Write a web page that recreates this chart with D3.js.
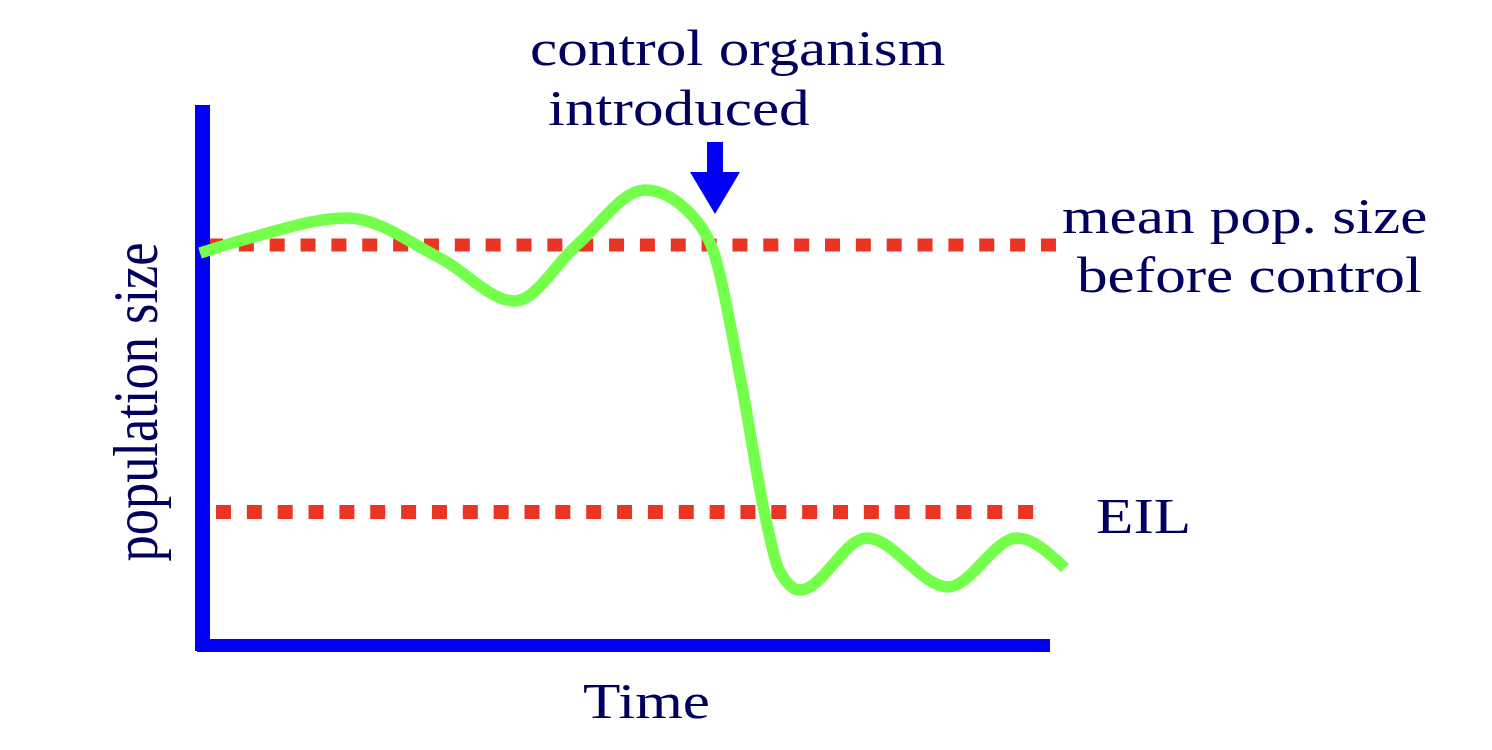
<!DOCTYPE html>
<html>
<head>
<meta charset="utf-8">
<script src="https://cdn.jsdelivr.net/npm/d3@7"></script>
<style>
  body { margin: 0; background: #fff; }
  text { font-family: "Liberation Serif", "Times New Roman", serif; fill: #00005e; }
</style>
</head>
<body>
<svg id="chart" width="1492" height="750"></svg>
<script>
// population curve (time units, population units)
var timePoints = [0, 10, 29.4, 48, 63, 75.4, 89, 99.2, 102.8, 108.4, 113.2, 115.8, 120, 133.4, 149.6, 163.4, 173];
var popValues = [78.4, 81.4, 85.4, 77.4, 68.8, 80, 91, 85, 78.4, 51.6, 25, 15, 11, 21.4, 11.6, 21.4, 15.4];

var meanLevel = 80;     // mean pop. size before control
var eilLevel = 26.6;    // economic injury level
var controlTime = 103;  // control organism introduced

var svg = d3.select("#chart");

var x = d3.scaleLinear().domain([0, 170]).range([200, 1050]);
var y = d3.scaleLinear().domain([0, 108]).range([645, 105]);

// threshold lines
var thresholds = [
  { v: meanLevel, x0: 1.6, x1: 171.2, w: 13 },
  { v: eilLevel, x0: 3.2, x1: 166.8, w: 14 }
];
svg.append("g").selectAll("line")
  .data(thresholds)
  .enter().append("line")
  .attr("x1", d => x(d.x0))
  .attr("x2", d => x(d.x1))
  .attr("y1", d => y(d.v))
  .attr("y2", d => y(d.v))
  .attr("stroke", "#ea3424")
  .attr("stroke-width", d => d.w)
  .attr("stroke-dasharray", "15 15.85");

// axes
var blue = "#0000f5";
svg.append("rect")
  .attr("x", x(0) - 5).attr("y", y(108))
  .attr("width", 15).attr("height", y(0) + 6 - y(108))
  .attr("fill", blue);
svg.append("rect")
  .attr("x", x(0) - 3).attr("y", y(0) - 6)
  .attr("width", x(170) - x(0) + 3).attr("height", 13)
  .attr("fill", blue);

// population line
var line = d3.line()
  .x((d, i) => x(timePoints[i]))
  .y(d => y(d))
  .curve(d3.curveMonotoneX);

svg.append("path")
  .datum(popValues)
  .attr("d", line)
  .attr("fill", "none")
  .attr("stroke", "#74ff4a")
  .attr("stroke-width", 11.5);

// arrow
var ax = x(controlTime);
svg.append("rect")
  .attr("x", ax - 8).attr("y", 142)
  .attr("width", 16).attr("height", 34)
  .attr("fill", blue);
svg.append("path")
  .attr("d", "M" + (ax - 25) + ",172 L" + (ax + 25) + ",172 L" + ax + ",214 Z")
  .attr("fill", blue);

// labels
var labels = [
  { t: "control organism", x: 530, y: 65 },
  { t: "introduced", x: 548, y: 125 },
  { t: "mean pop. size", x: 1062, y: 233 },
  { t: "before control", x: 1077, y: 292 },
  { t: "EIL", x: 1096, y: 533 },
  { t: "Time", x: 583, y: 718 }
];
svg.append("g").selectAll("text")
  .data(labels)
  .enter().append("text")
  .attr("transform", d => "translate(" + d.x + "," + d.y + ") scale(1.2,1)")
  .attr("font-size", 51)
  .text(d => d.t);

svg.append("text")
  .attr("transform", "translate(157,402) scale(1.2,1) rotate(-90)")
  .attr("text-anchor", "middle")
  .attr("font-size", 52.5)
  .text("population size");
</script>
</body>
</html>
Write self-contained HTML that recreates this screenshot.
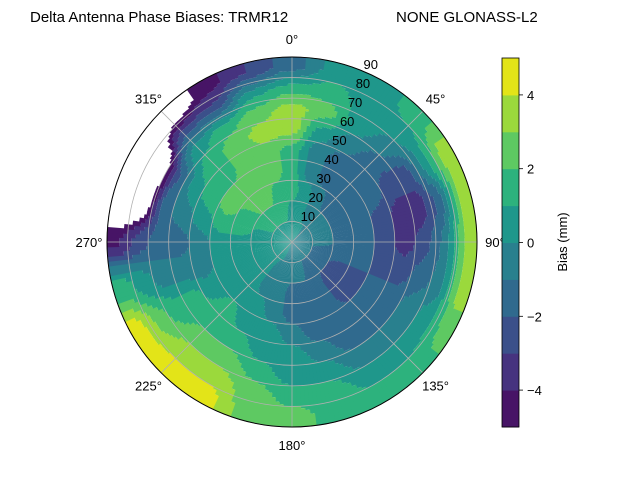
<!DOCTYPE html>
<html><head><meta charset="utf-8"><style>
body{margin:0;background:#fff}
svg{display:block;font-family:"Liberation Sans",sans-serif}
</style></head><body>
<svg id="chart" width="640" height="480" viewBox="0 0 640 480" xmlns="http://www.w3.org/2000/svg">
<rect width="640" height="480" fill="#fff"/>
<text x="30" y="22" font-size="15" fill="#000">Delta Antenna Phase Biases: TRMR12</text>
<text x="396" y="22" font-size="15" fill="#000">NONE GLONASS-L2</text>
<g id="field"></g>
<g id="grid"></g>
<g id="cbar"></g>
</svg>
<script>
const azimuths = [0,15,30,45,60,75,90,105,120,135,150,165,180,195,210,225,240,255,270,285,300,315,330,345];
const ringCenters = [5,15,25,35,45,55,65,75,85];
const biasValues = [
[0.5,0.5,1.5,1.5,1.5,3.5,3.5,1.5,-1.5],
[0.5,0.5,0.5,-0.5,-0.5,0.5,2.5,1.5,0.5],
[0.5,-0.5,-0.5,-1.5,-1.5,-0.5,0.5,0.5,0.5],
[-0.5,-0.5,-1.5,-1.5,-1.5,-1.5,-0.5,0.5,1.5],
[-0.5,-0.5,-1.5,-1.5,-1.5,-2.5,-2.5,0.5,3.5],
[-0.5,-0.5,-1.5,-1.5,-2.5,-3.5,-3.5,-1.5,3.5],
[-0.5,-0.5,-1.5,-1.5,-2.5,-3.5,-2.5,-0.5,3.5],
[-0.5,-1.5,-1.5,-1.5,-2.5,-2.5,-1.5,-0.5,3.5],
[-0.5,-1.5,-2.5,-2.5,-1.5,-1.5,-0.5,0.5,2.5],
[-0.5,-1.5,-2.5,-2.5,-1.5,-1.5,-0.5,0.5,1.5],
[-0.5,-1.5,-1.5,-1.5,-1.5,-1.5,-0.5,0.5,1.5],
[-0.5,-0.5,-1.5,-1.5,-1.5,-0.5,0.5,1.5,1.5],
[-0.5,-0.5,-1.5,-1.5,-0.5,0.5,0.5,1.5,2.5],
[-0.5,-0.5,-0.5,-0.5,0.5,0.5,1.5,2.5,2.5],
[0.5,-0.5,-0.5,0.5,0.5,1.5,2.5,3.5,4.5],
[0.5,0.5,0.5,0.5,1.5,1.5,2.5,3.5,4.5],
[0.5,0.5,0.5,0.5,0.5,1.5,1.5,2.5,4.5],
[0.5,0.5,0.5,0.5,-0.5,-0.5,-0.5,0.5,1.5],
[0.5,0.5,0.5,0.5,-0.5,-1.5,-1.5,-2.5,-4.2],
[0.5,0.5,1.5,1.5,0.5,-0.5,-1.5,-7,-9],
[0.5,1.5,1.5,2.5,1.5,0.5,-2.5,-8,-9],
[0.5,1.5,2.5,2.5,1.5,1.5,0.5,-2.5,-7],
[0.5,1.5,2.5,2.5,2.5,2.5,1.5,-2.5,-4.5],
[0.5,1.5,1.5,2.5,2.5,3.5,2.5,0.5,-3.0]
];
const levels = [-5,-4,-3,-2,-1,0,1,2,3,4,5];
const binColors = ["#471466","#46337f","#3b508a","#306a8e","#29808e","#1f978b","#2db27d","#5ec962","#9bd93c","#e3e418"];
const cbarTicks = [-4,-2,0,2,4];
const angleTicks = [0,45,90,135,180,225,270,315];
const radialTicks = [10,20,30,40,50,60,70,80,90];

const NS="http://www.w3.org/2000/svg";
const CX=292, CY=242, R=185, RMAX=90;
function rScale(r){return r/RMAX*R;}
function pt(az,r){const a=az*Math.PI/180;return [CX+rScale(r)*Math.sin(a), CY-rScale(r)*Math.cos(a)];}
function binOf(v){if(v<levels[0]||v>levels[levels.length-1])return -1;return Math.max(0,Math.min(binColors.length-1,Math.floor(v-levels[0])));}
function mk(tag,attrs,parent){const e=document.createElementNS(NS,tag);for(const k in attrs)e.setAttribute(k,attrs[k]);parent.appendChild(e);return e;}

function sm(t){return (1-Math.cos(Math.PI*t))/2;}
function sample(az,r){
  const n=azimuths.length, da=360/n;
  let fa=((az%360)+360)%360/da; const i0=Math.floor(fa)%n, i1=(i0+1)%n; const ta=sm(fa-Math.floor(fa));
  let fr=(r-ringCenters[0])/(ringCenters[1]-ringCenters[0]);
  fr=Math.max(0,Math.min(ringCenters.length-1,fr));
  const j0=Math.min(Math.floor(fr),ringCenters.length-2), tr=fr-j0, j1=j0+1;
  const v00=biasValues[i0][j0],v01=biasValues[i0][j1],v10=biasValues[i1][j0],v11=biasValues[i1][j1];
  return (v00*(1-tr)+v01*tr)*(1-ta)+(v10*(1-tr)+v11*tr)*ta;
}
const field=document.getElementById('field');
const AS=1.5, RS=1;
function sector(a0,a1,r0,r1){
  const p1=pt(a0,r1),p2=pt(a1,r1),p3=pt(a1,r0),p4=pt(a0,r0);
  const ro=rScale(r1), ri=rScale(r0);
  let d=`M${p1[0].toFixed(2)},${p1[1].toFixed(2)} A${ro},${ro} 0 0 1 ${p2[0].toFixed(2)},${p2[1].toFixed(2)} L${p3[0].toFixed(2)},${p3[1].toFixed(2)}`;
  d+= ri>0?` A${ri},${ri} 0 0 0 ${p4[0].toFixed(2)},${p4[1].toFixed(2)} Z`:` Z`;
  return d;
}
for(let a=0;a<360;a+=AS){
  let runStart=0, runBin=binOf(sample(a+AS/2,RS/2));
  for(let r=RS;r<=RMAX;r+=RS){
    const b= r<RMAX ? binOf(sample(a+AS/2,r+RS/2)) : -99;
    if(b!==runBin){
      if(runBin>=0){
        const e=mk('path',{d:sector(a-0.15,a+AS+0.15,runStart,r),fill:binColors[runBin],stroke:'none'},field);
        
        
      }
      runStart=r; runBin=b;
    }
  }
}

const grid=document.getElementById('grid');
radialTicks.forEach(r=>{
  const c=mk('circle',{cx:CX,cy:CY,r:rScale(r),fill:'none',stroke:'#b0b0b0','stroke-width':'0.8'},grid);
  
  
  const p=pt(22.5,r);
  const t=mk('text',{x:p[0]+8,y:p[1]-2,'font-size':'13','text-anchor':'middle',fill:'#000'},grid);
  t.textContent=r;
  
  
});
angleTicks.forEach(a=>{
  const p=pt(a,RMAX);
  const l=mk('line',{x1:CX,y1:CY,x2:p[0],y2:p[1],stroke:'#b0b0b0','stroke-width':'0.8'},grid);
  
  
  const rad=a*Math.PI/180, off=R+18;
  const t=mk('text',{x:CX+off*Math.sin(rad),y:CY-off*Math.cos(rad)+5,'font-size':'13','text-anchor':'middle',fill:'#000'},grid);
  t.textContent=a+'°';
  
  
});
const outer=mk('circle',{cx:CX,cy:CY,r:R,fill:'none',stroke:'#000','stroke-width':'1'},grid);



const cb=document.getElementById('cbar');
const CBX=502, CBW=17, CBT=58, CBB=427;
function cbY(v){return CBB-(v-levels[0])/(levels[levels.length-1]-levels[0])*(CBB-CBT);}
for(let i=0;i<levels.length-1;i++){
  const y0=cbY(levels[i+1]), y1=cbY(levels[i]);
  const r=mk('rect',{x:CBX,y:y0,width:CBW,height:y1-y0+0.5,fill:binColors[i]},cb);
  
  
}
mk('rect',{x:CBX,y:CBT,width:CBW,height:CBB-CBT,fill:'none',stroke:'#000','stroke-width':'0.8'},cb);
cbarTicks.forEach(v=>{
  const y=cbY(v);
  mk('line',{x1:CBX+CBW,y1:y,x2:CBX+CBW+4,y2:y,stroke:'#000','stroke-width':'0.8'},cb);
  const t=mk('text',{x:CBX+CBW+8,y:y+5,'font-size':'13',fill:'#000'},cb);
  t.textContent=(v<0?'\u2212'+(-v):v);
  
  
});
const lab=mk('text',{x:0,y:0,'font-size':'13','text-anchor':'middle',fill:'#000',transform:'translate(567,242) rotate(-90)'},cb);
lab.textContent='Bias (mm)';


</script>
</body></html>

★ ★ ★

* [EXERCISE AIM]:
Emit the lines of the material exactly, from its first line to the line containing "var y = d3.scaleLinear().domain([0, 108]).range([645, 105]);", inclusive; leave every picture out.

* [IN RESPONSE]:
Write a web page that recreates this chart with D3.js.
<!DOCTYPE html>
<html>
<head>
<meta charset="utf-8">
<script src="https://cdn.jsdelivr.net/npm/d3@7"></script>
<style>
  body { margin: 0; background: #fff; }
  text { font-family: "Liberation Serif", "Times New Roman", serif; fill: #00005e; }
</style>
</head>
<body>
<svg id="chart" width="1492" height="750"></svg>
<script>
// population curve (time units, population units)
var timePoints = [0, 10, 29.4, 48, 63, 75.4, 89, 99.2, 102.8, 108.4, 113.2, 115.8, 120, 133.4, 149.6, 163.4, 173];
var popValues = [78.4, 81.4, 85.4, 77.4, 68.8, 80, 91, 85, 78.4, 51.6, 25, 15, 11, 21.4, 11.6, 21.4, 15.4];

var meanLevel = 80;     // mean pop. size before control
var eilLevel = 26.6;    // economic injury level
var controlTime = 103;  // control organism introduced

var svg = d3.select("#chart");

var x = d3.scaleLinear().domain([0, 170]).range([200, 1050]);
var y = d3.scaleLinear().domain([0, 108]).range([645, 105]);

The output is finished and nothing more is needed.